The death of Mac Miller was as surprising as it was devastating for the rap community. To put it mildly, he was just getting started. Mac was loved and respected by his peers, as well as music lovers as a whole. The diversity of his sound from album to album reflects his growth as a musician and an artist; it shows us how much work he left unfinished or had not yet started. Just before his death, Mac released Swimming, which gave us an unfamiliar and long awaiting glimpse into the deep layers of his conscience. Though he’d been a respected artist for years, it felt as if he was taken from us just as we were getting to know him.

Circles carries with it a familiar sound to Swimming due to the involvement of renowned producer Jon Brion, though if you dive deeper, you hear a bit more honesty, rich in anguish. Before the album’s release, we were handed the single “Good News,” which left us optimistic for what was to come. “Good News,” is as honest as it gets, and the musical arrangement paired with it, equally beautiful. The chord progression sounds as if just as it’s about to reach consonance, it pushes through taking us around again, bringing us full circle. Like Swimming, Circles lacks features, potentially so that Mac could be more open and intimate with us about the current revelations in his mind.

As he’s done in his more recent albums, Mac continues to find harmony between singing and rapping. “Hands,” being the only song entirely consisting of rap. On the majority of tracks, Mac sings the hook and raps the verses; however, few songs such as “Everybody” are comprised of singing alone. It’s in these songs Mac truly opens up to us, speaking of the inevitable end, and loneliness along the way. Though Mac is loved amongst the rap community and a frequent collaborator, his lyrics display the distance he felt from his peers and fans.       
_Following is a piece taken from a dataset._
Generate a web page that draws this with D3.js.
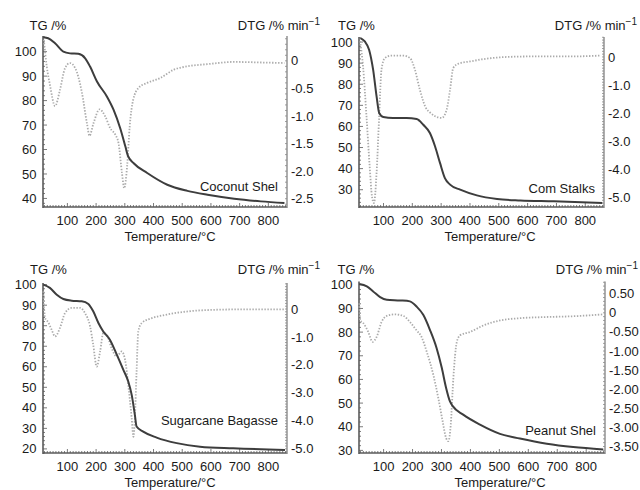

There’s an apparent theme shared between Swimming and Circles; that of struggles with depression and the anxiety’s that follow. Mac’s stand out tracks share this theme, while the others lack captivity and appear empty, partially due to the nature of this posthumous album. Albums released after the artists’ death are received differently, especially when the wound is this fresh. However, the tracks stuffed with the inner workings of Mac’s cluttered yet creative mind, feel like a necessary goodbye. 


After all is said and done, the death of Mac Miller is tragic for music as a whole. He was a young and talented artist, whose musical and lyrical abilities hadn’t yet peaked. He was on a steady incline, picking up more and more, album by album. Circles, though inevitably similar to Swimming, hit us a bit harder, and left us grateful. The lyrical depth, somber themes, and original musical arrangements in Circles amount to what may be his finest and most polished work.